WIJ WAREN ER OOK BIJ
Een lyceumklas in oorlogstijd. Peter en Margie, Tom, Hansje, en de anderen. Peters vader is gevangen als gijzelaar. Het lijkt wel of je je gewone schoolleven leidt: je pest leraren, je wordt de klas uitgestuurd en bent verliefd. Maar je ziet meer dan de volwassenen denken. Je ziet dat de Duitsers het overal voor het zeggen hebben. Dat elke daad van verzet met verschrikkelijke wraak wordt beantwoord. Dat mensen op straat worden opgepakt. Dat joodse mensen en kinderen worden weggevoerd naar Duitsland. Naar kampen waar je later de verschrikkelijkste dingen over hoort. ‘s Nachts hoor je de Engelse bommenwerpers, op weg naar Duitsland, op weg naar de bevrijding. Maar de bezetting duurt zo lang: je zou ze willen helpen. Want hier gebeurt niets, of het moest al zijn dat een Engels gevechtsvliegtuig neerstort. Toch brengt dat Peter en de anderen op een idee om zelf ook iets te doen. Als die piloot er nu maar eerst is... Wat eerst een spel was, wordt bittere ernst.
EN WAAROM IK NIET is de vraag van Thijs, die het niet langer neemt dat iedereen hem overal te klein voor vindt. Hij wil bewijzen dat iemand in zijn twaalfde jaar geen kind meer is. Hij weet zich onder de druk van zijn bazige broer uit te werken en pikt zelfs de verboden krantjes uit diens kamer, omdat er op school iets is gebeurd dat hem bang maakt voor huiszoeking. Zo begint een hachelijke tocht door de bezette stad, een tocht vol tragikomische avonturen. Het hoogtepunt is wel de ontmoeting met de Duitse soldaat. En wat doe je met het kleine Joodse meisje in de verlaten straat? Thijs moet wel helpen, of hij wil of niet. De vechtpartij, waarin aan het einde de gemoederen zich ontladen, betekent ook het einde van zijn kindertijd.

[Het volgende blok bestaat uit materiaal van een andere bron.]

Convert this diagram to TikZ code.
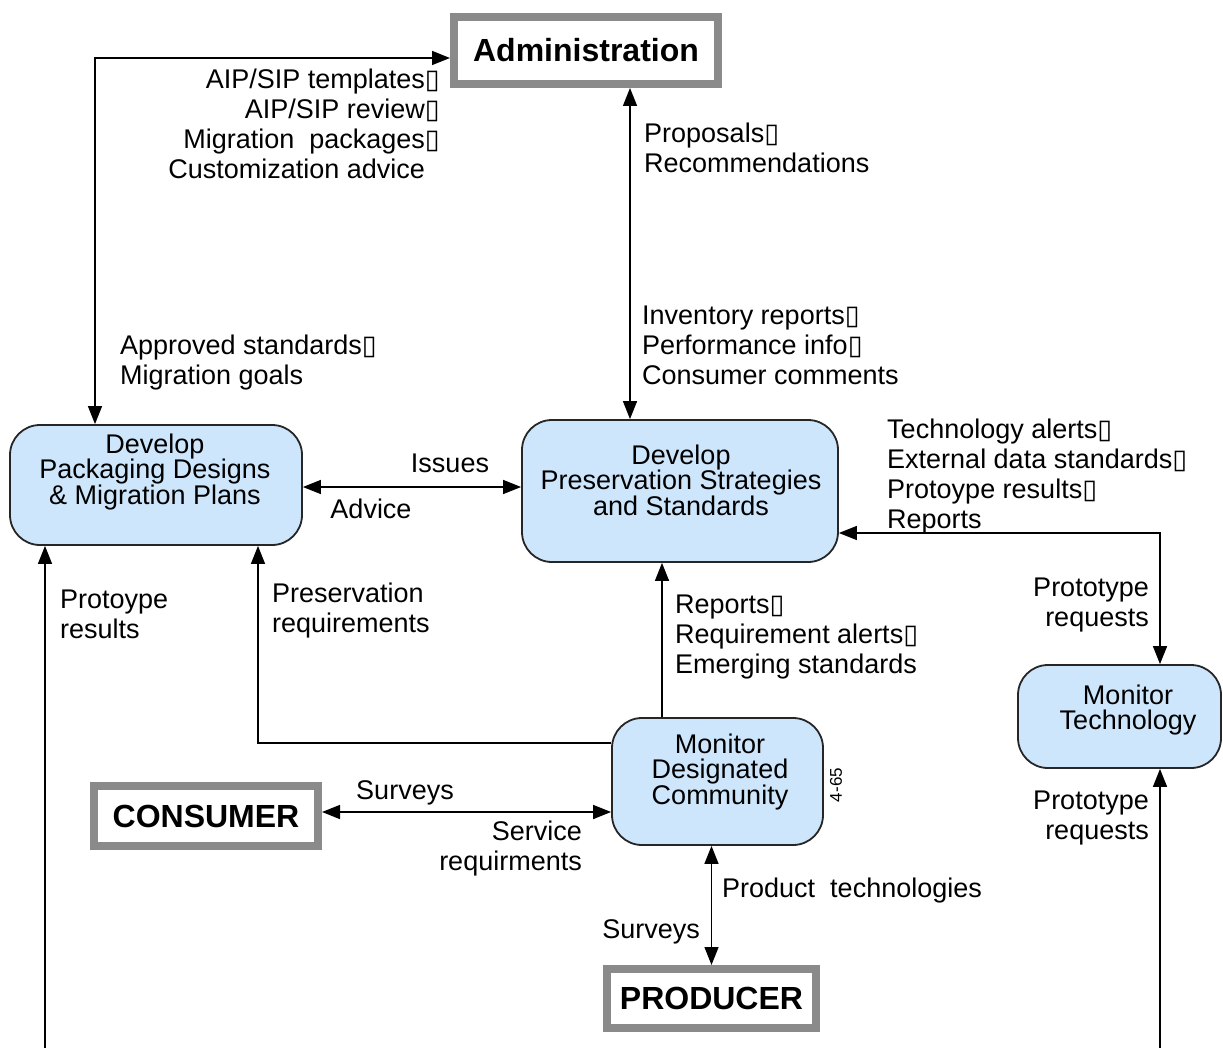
\documentclass[tikz,border=0pt]{standalone}
\usepackage{fontspec}
\setmainfont{Liberation Sans}
\newfontfamily\dvfont{DejaVu Sans}
\usetikzlibrary{arrows.meta}
\newcommand\tofu{{\dvfont ▯}}
\definecolor{procblue}{RGB}{205,230,252}
\definecolor{boxgray}{RGB}{138,138,138}
\begin{document}
\begin{tikzpicture}[x=1pt,y=-1pt,
  graybox/.style={draw=boxgray, line width=8pt, fill=white, inner sep=0pt, font=\fontsize{32}{36}\selectfont\bfseries},
  procbox/.style={draw=black!85, line width=1.8pt, fill=procblue, rounded corners=30pt, inner sep=0pt},
  boxtext/.style={align=center, font=\fontsize{27}{25.5}\selectfont, inner sep=0pt},
  lbl/.style={font=\fontsize{27}{30}\selectfont, inner sep=0pt},
  tip/.tip={Triangle[length=18pt,width=14pt]},
  arr/.style={line width=1.5pt, -tip},
  biarr/.style={line width=1.5pt, tip-tip}]
\useasboundingbox (0,0) rectangle (1223,1048);
% gray entity boxes
\node[graybox, minimum width=264pt, minimum height=67pt] (admin) at (586,50.5) {Administration};
\node[graybox, minimum width=224pt, minimum height=60pt] (consumer) at (206,816) {CONSUMER};
\node[graybox, minimum width=209pt, minimum height=59pt] (producer) at (711.5,998.5) {PRODUCER};
% process boxes
\node[procbox, minimum width=292pt, minimum height=120pt] (pack) at (156,485) {};
\node[boxtext] (packtext) at (155,472) {Develop\\Packaging Designs\\\& Migration Plans};
\node[procbox, minimum width=316pt, minimum height=142pt] (pres) at (680,491) {};
\node[boxtext] (prestext) at (681,480) {Develop\\Preservation Strategies\\and Standards};
\node[procbox, minimum width=211pt, minimum height=127pt] (mondc) at (717.5,781.5) {};
\node[boxtext] (mondctext) at (720,772) {Monitor\\Designated\\Community};
\node[procbox, minimum width=203pt, minimum height=103pt] (montech) at (1119.5,716.5) {};
\node[boxtext] (montechtext) at (1128,710) {Monitor\\Technology};
\node[inner sep=0pt, rotate=90, font=\fontsize{17}{17}\selectfont] (pagenum) at (836,785) {4-65};
% free ends
\coordinate (pkbot) at (45,1048);
\coordinate (mtbot) at (1160,1048);
% connectors
\draw[biarr] ([yshift=-7.5pt]admin.west) -| ([xshift=-61pt]pack.north);
\draw[biarr] ([xshift=44pt]admin.south) -- ([xshift=-50pt]pres.north);
\draw[biarr] ([yshift=-2pt]pack.east) -- ([yshift=-2pt]pack.east -| pres.west);
\draw[biarr] ([yshift=-42pt]pres.east) -| ([xshift=40.5pt]montech.north);
\draw[arr] (mtbot) -- (mtbot |- montech.south);
\draw[arr] (pkbot) -- (pkbot |- pack.south);
\draw[arr] ([yshift=38.5pt]mondc.west) -| ([xshift=102pt]pack.south);
\draw[arr] ([xshift=-55.5pt]mondc.north) -- ([xshift=-55.5pt]mondc.north |- pres.south);
\draw[biarr] ([yshift=4pt]consumer.east) -- ([yshift=4pt]consumer.east -| mondc.west);
\draw[biarr] (producer.north |- mondc.south) -- (producer.north);
% labels
\node[lbl, align=right, anchor=east] (l1) at (440,125.5) {AIP/SIP templates\tofu\\AIP/SIP review\tofu\\Migration\ \ packages\tofu\\Customization advice\phantom{\tofu}};
\node[lbl, align=left, anchor=west] (l2) at (120,363) {Approved standards\tofu\\Migration goals};
\node[lbl, align=left, anchor=west] (l3) at (644,148) {Proposals\tofu\\Recommendations};
\node[lbl, align=left, anchor=west] (l4) at (642,345) {Inventory reports\tofu\\Performance info\tofu\\Consumer comments};
\node[lbl] (l5) at (450,463) {Issues};
\node[lbl] (l6) at (371,509) {Advice};
\node[lbl, align=left, anchor=west] (l7) at (887,477) {Technology alerts\tofu\\External data standards\tofu\\Protoype results\tofu\\Reports};
\node[lbl, align=right, anchor=east] (l8) at (1149,605) {Prototype\\requests};
\node[lbl, align=right, anchor=east] (l9) at (1149,818) {Prototype\\requests};
\node[lbl, align=left, anchor=west] (l10) at (60,614) {Protoype\\results};
\node[lbl, align=left, anchor=west] (l11) at (272,611) {Preservation\\requirements};
\node[lbl, align=left, anchor=west] (l12) at (675,637) {Reports\tofu\\Requirement alerts\tofu\\Emerging standards};
\node[lbl] (l13) at (405,793) {Surveys};
\node[lbl, align=right, anchor=east] (l14) at (582,849) {Service\\requirments};
\node[lbl, anchor=west] (l15) at (722,891) {Product\ \ technologies};
\node[lbl, anchor=east] (l16) at (700,932) {Surveys};
\end{tikzpicture}
\end{document}
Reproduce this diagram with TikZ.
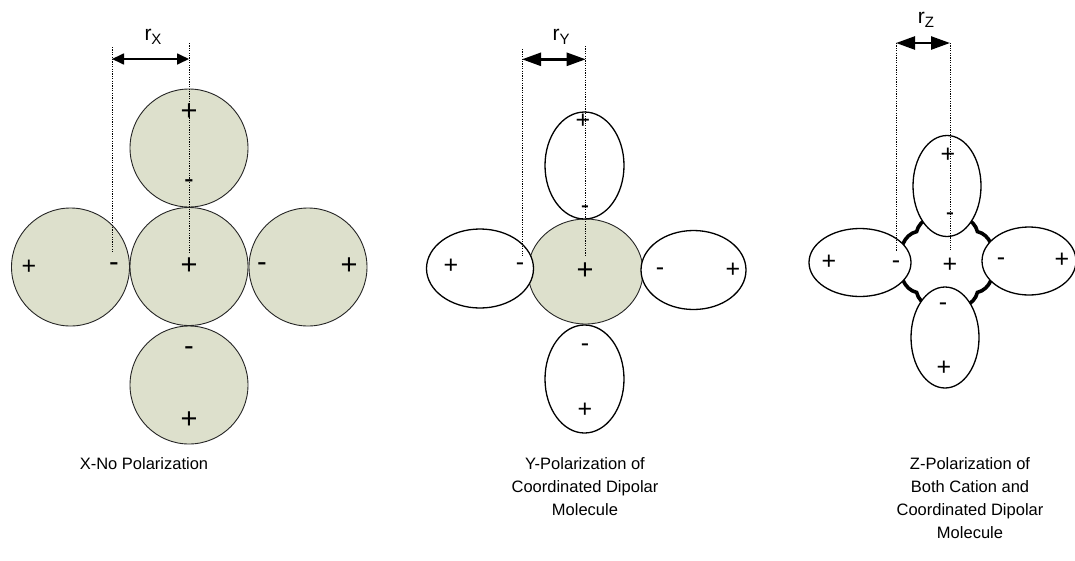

DE VADERS EN DE BROERS VAN PUTTEN is het verhaal van een dorp. Een schietpartij buiten Putten. Een aanval op hoge Duitse officieren. Uit woede en wraak steken de Duitsers Putten in brand. De mannen worden bij elkaar gedreven in de kerk; de volgende dag worden ze weggevoerd, naar Duitsland. Zeshonderd vaders, zoons en broers van Putten kwamen nooit terug, ze waren weg, dood, voorgoed verloren. Zo iets moet je wel weten, omdat je pas dan kunt begrijpen wat het betekent om vrij te zijn.